Voyager 1 and its sister space craft Voyager 2, the two longest continuously operated spacecraft, were both launched in 1977 — for those of us under age 36 looking for a relatable cultural reference, it was, appropriately, the same year that Star Wars Episode IV: A New Hope opened. At the time, NASA was still in a Space Age high. Voyager 2 currently remains in the solar system but it too will eventually make it out (though in a different direction). The original purpose for the Voyager crafts was to roam around Jupiter, Saturn, Uranus and Neptune for a few years taking photos.

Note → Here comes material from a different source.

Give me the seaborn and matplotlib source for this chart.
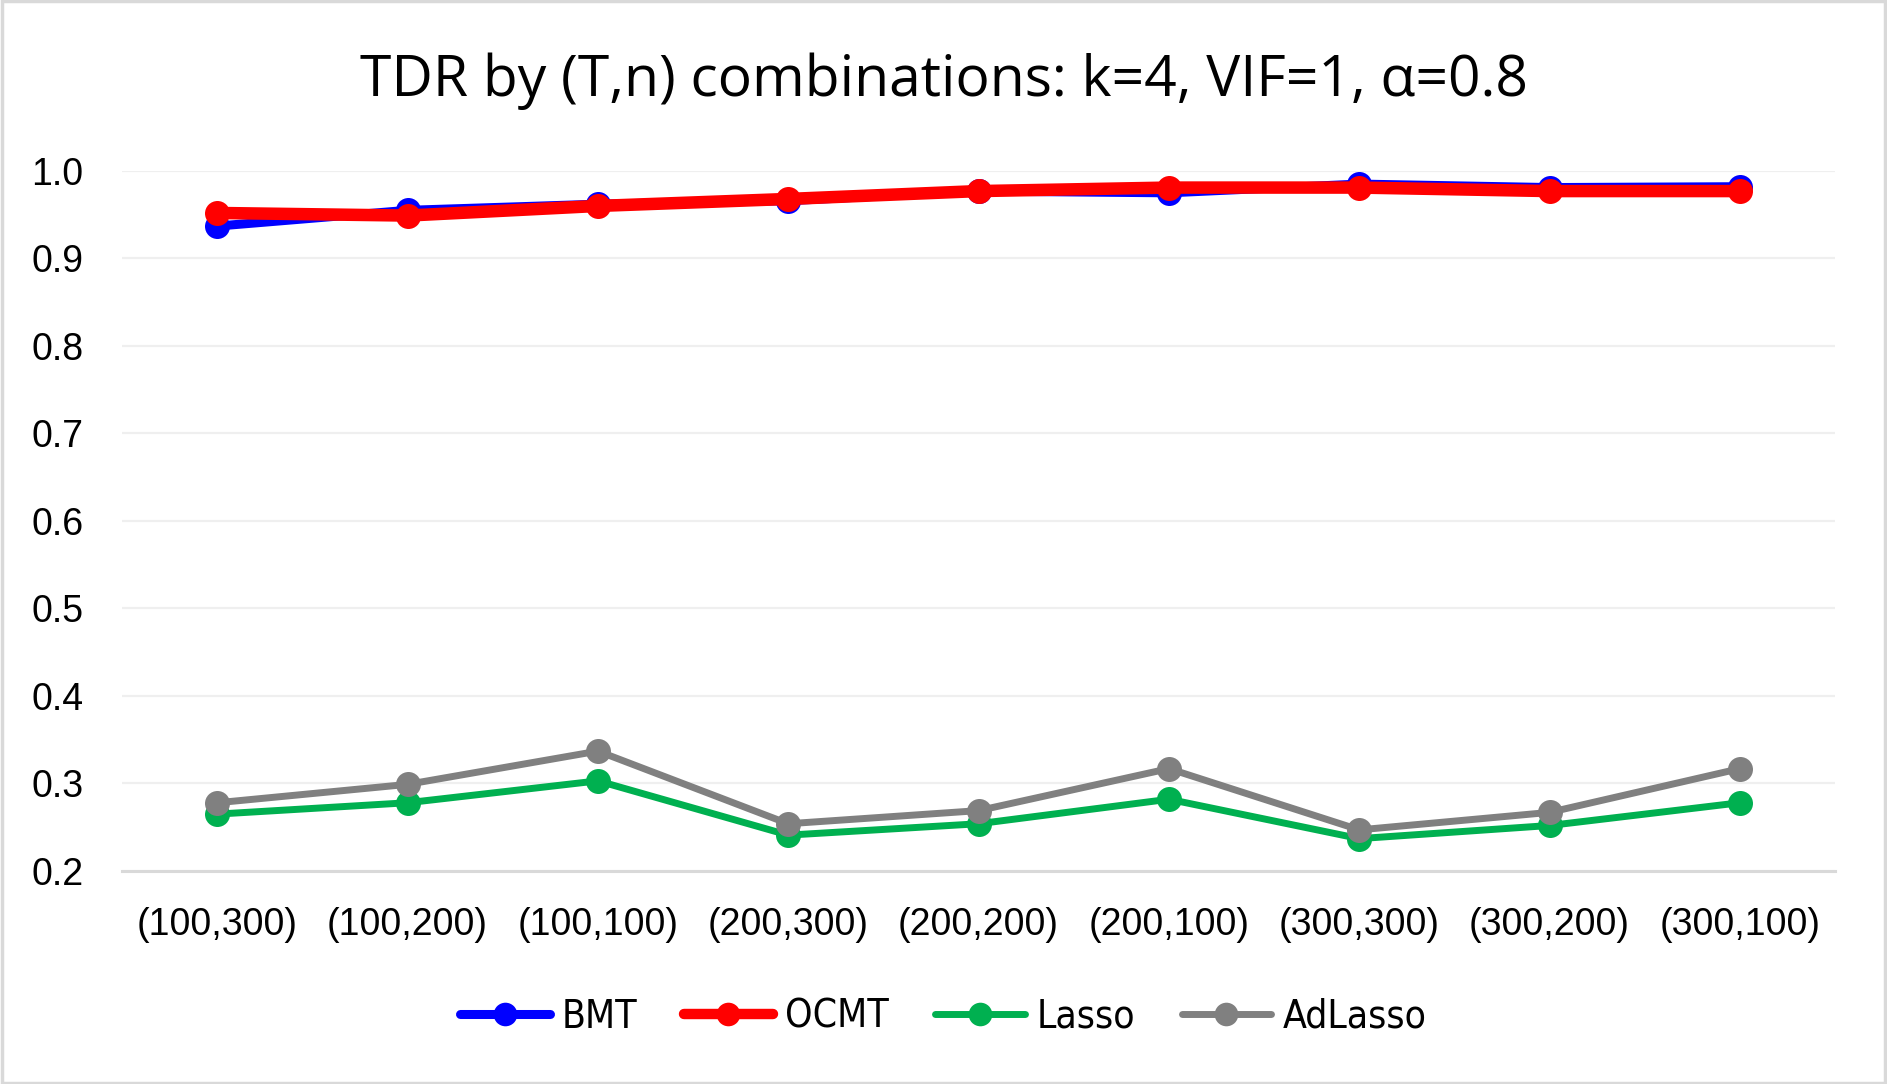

The Voyagers revealed that Jupiter has rings (not as impressive as those of Saturn, but still), that one of its moons, Io, had volcanoes and that Saturn’s largest moon, Titan, had an Earth-like atmosphere. Among the many famous images the Voyagers took of space, perhaps the best-known is “The Pale Blue Dot” — a photo of Earth taken by Voyager 1 when it was well past Pluto in the periphery of the solar system. That photo, part of a “Family Portrait” series of the solar system as Voyager 1 looked back on all the planets, inspired a book by the astronomer (and member of the Voyager team) Carl Sagan, who wrote “There is perhaps no better demonstration of the folly of human conceits than this distant image of our tiny planet.”
In an age where we feel compelled to replace our laptops and smartphones every few years, it is impressive that the old-fashioned technology on the Voyagers is still working (maybe Apple can take some notes). NASA scientists predict that Voyager 1 will stop sending us information around 2025, when its power supply is expected to (finally) go kaput. They hope to learn more about interstellar space in the remaining years that Voyager 1 can communicate with us. But even after Voyager 1 stops transmitting messages to us, it can still serve a unique purpose, one that seems less laughable now than it might have in 1977: it contains a disc full of Earthling photos, greetings from world leaders and samples of our music so that E.T. can learn a little about us. Human history has seen many explorers, who we celebrate for their courage and determination. Voyager 1 and the team of scientists who have stuck by it deserve the same credit.